Each axis is built from clearly defined, scored criteria (for example, industry experience, stage experience, cultural fit, and goal alignment for fit; FP&A depth, capital-raising track record, systems build-out, and references for execution). Candidates are scored on a 1–5 scale and averaged into composite X and Y scores.

Plotted visually, each candidate becomes a point on the matrix—making it immediately clear who belongs in the top-right quadrant.


How to Implement the Matrix in Practice

Define Success and Weight What Matters

Clarify your 24–36 month objectives—growth, recapitalization, exit, turnaround, or professionalization—and weight criteria accordingly.

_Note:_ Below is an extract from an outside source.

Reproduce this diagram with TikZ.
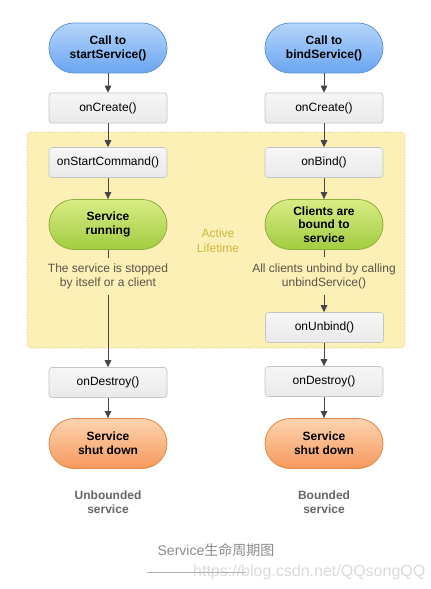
\documentclass[tikz,border=0pt]{standalone}
\usepackage{fontspec}
\setmainfont{Liberation Sans}
\newfontfamily\cjkfont{Noto Sans CJK SC}
\usetikzlibrary{arrows.meta}
\definecolor{bluetop}{HTML}{B4D4FA}
\definecolor{bluebot}{HTML}{6AA6F0}
\definecolor{blueedge}{HTML}{6494D8}
\definecolor{greentop}{HTML}{D8EC84}
\definecolor{greenbot}{HTML}{A2CC40}
\definecolor{greenedge}{HTML}{8EAE3E}
\definecolor{orangetop}{HTML}{FDD4B0}
\definecolor{orangebot}{HTML}{F6985C}
\definecolor{orangeedge}{HTML}{E28648}
\definecolor{boxtop}{HTML}{F6F6F6}
\definecolor{boxbot}{HTML}{EAEAEA}
\definecolor{boxedge}{HTML}{C4C4C4}
\definecolor{zonefill}{HTML}{FCF0B6}
\definecolor{zoneedge}{HTML}{D2C07A}
\definecolor{zonetext}{HTML}{CDB83C}
\definecolor{arrowc}{HTML}{454545}
\definecolor{notec}{HTML}{5A5448}
\tikzset{
  pill/.style={rectangle, rounded corners=25pt, minimum width=118pt, minimum height=50pt,
    inner sep=0pt, align=center, font=\fontsize{12}{14}\selectfont\bfseries, line width=0.8pt},
  bluepill/.style={pill, draw=blueedge, top color=bluetop, bottom color=bluebot},
  greenpill/.style={pill, draw=greenedge, top color=greentop, bottom color=greenbot},
  orangepill/.style={pill, draw=orangeedge, top color=orangetop, bottom color=orangebot},
  callbox/.style={rectangle, rounded corners=3pt, minimum width=118pt, minimum height=30pt,
    inner sep=0pt, draw=boxedge, top color=boxtop, bottom color=boxbot, line width=0.6pt,
    font=\fontsize{12}{14}\selectfont},
  notetext/.style={align=center, inner xsep=0pt, inner ysep=6pt, text=notec,
    font=\fontsize{12}{14}\selectfont},
  kindtext/.style={align=center, text=black!60, font=\fontsize{12}{14}\selectfont\bfseries},
  flow/.style={draw=arrowc, line width=1pt, -{Triangle[length=7pt,width=6.5pt]}},
  tick/.style={draw=arrowc, line width=1pt}
}
\begin{document}
\begin{tikzpicture}[x=1pt,y=-1pt]
\useasboundingbox (0,0) rectangle (431,589);
\fill[white] (0,0) rectangle (431,589);
% active lifetime zone
\draw[zoneedge, fill=zonefill, dotted, line width=0.8pt, rounded corners=4pt] (27,132) rectangle (405,348);
\node[text=zonetext, align=center, font=\fontsize{12}{15}\selectfont] (active) at (218,241) {Active\\Lifetime};

% left column
\node[bluepill] (startcall) at (108,48) {Call to\\startService()};
\node[callbox] (createL) at (108,108) {onCreate()};
\node[callbox] (startcmd) at (108,162.5) {onStartCommand()};
\node[greenpill] (running) at (108,224.5) {Service\\running};
\node[notetext] (stopnote) at (108,276.5) {The service is stopped\\by itself or a client};
\node[callbox] (destroyL) at (108,382.5) {onDestroy()};
\node[orangepill] (downL) at (108,443.5) {Service\\shut down};
\node[kindtext] (unbounded) at (108,502) {Unbounded\\service};

% right column
\node[bluepill] (bindcall) at (324,48) {Call to\\bindService()};
\node[callbox] (createR) at (324,108) {onCreate()};
\node[callbox] (onbind) at (324,162.5) {onBind()};
\node[greenpill, font=\fontsize{12}{13.5}\selectfont\bfseries] (bound) at (324,224.5) {Clients are\\bound to\\service};
\node[notetext] (unbindnote) at (324,276) {All clients unbind by calling\\unbindService()};
\node[callbox] (onunbind) at (324.5,327.5) {onUnbind()};
\node[callbox] (destroyR) at (324,381.5) {onDestroy()};
\node[orangepill] (downR) at (324,443.5) {Service\\shut down};
\node[kindtext] (bounded) at (324,502) {Bounded\\service};

% connectors left
\draw[flow] (startcall) -- (createL);
\draw[flow] (createL) -- (startcmd);
\draw[flow] (startcmd) -- (running);
\draw[tick] (running.south) -- (stopnote.north);
\draw[flow] (stopnote.south) -- (destroyL.north);
\draw[flow] (destroyL) -- (downL);

% connectors right
\draw[flow] (bindcall) -- (createR);
\draw[flow] (createR) -- (onbind);
\draw[flow] (onbind) -- (bound);
\draw[tick] (bound.south) -- (unbindnote.north);
\draw[flow] (unbindnote.south) -- (onunbind.north -| unbindnote.south);
\draw[flow] (onunbind.south -| destroyR.north) -- (destroyR.north);
\draw[flow] (destroyR) -- (downR);

% caption and watermark
\node[text=black!45, font=\fontsize{14}{16}\selectfont, inner sep=0pt] (caption) at (216,550) {Service{\cjkfont 生命周期图}};
\node[text=black!14, font=\fontsize{16}{18}\selectfont, inner sep=0pt, anchor=west] (mark) at (193,572) {https://blog.csdn.net/QQsongQQ};
\coordinate (ruleA) at (147,572.5);
\coordinate (ruleB) at (246,572.5);
\draw[black!30, line width=0.7pt] (ruleA) -- (ruleB);
\end{tikzpicture}
\end{document}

A business preparing for a transaction should overweight capital markets experience and investor communication.

Score Independently, Then Plot

Have the CEO, owner, and possibly a lead investor score candidates independently. Plot the results and focus discussion on why each candidate lands where they do—not who told the best story.

Use the Quadrants to Guide Decisions

  • High Fit / High Execution: Priority candidates for long-term partnership
  • High Fit / Low Execution: Trusted advisors, risky as primary CFO
  • Low Fit / High Execution: Useful for narrow projects, not strategic leadership
  • Low Fit / Low Execution: Eliminate early

This approach transforms fractional CFO selection from a subjective hiring decision into a repeatable governance process.


Final Thought: Treat the Decision Like the Strategy It Is

Choosing the right fractional CFO is not an administrative decision—it is a strategic one. A disciplined Fit–Execution Matrix increases the odds that your financial partner accelerates strategy, protects stakeholder confidence, and compounds enterprise value over time.

The businesses that get this right don’t just hire a CFO. They choose a financial partner who helps shape their future.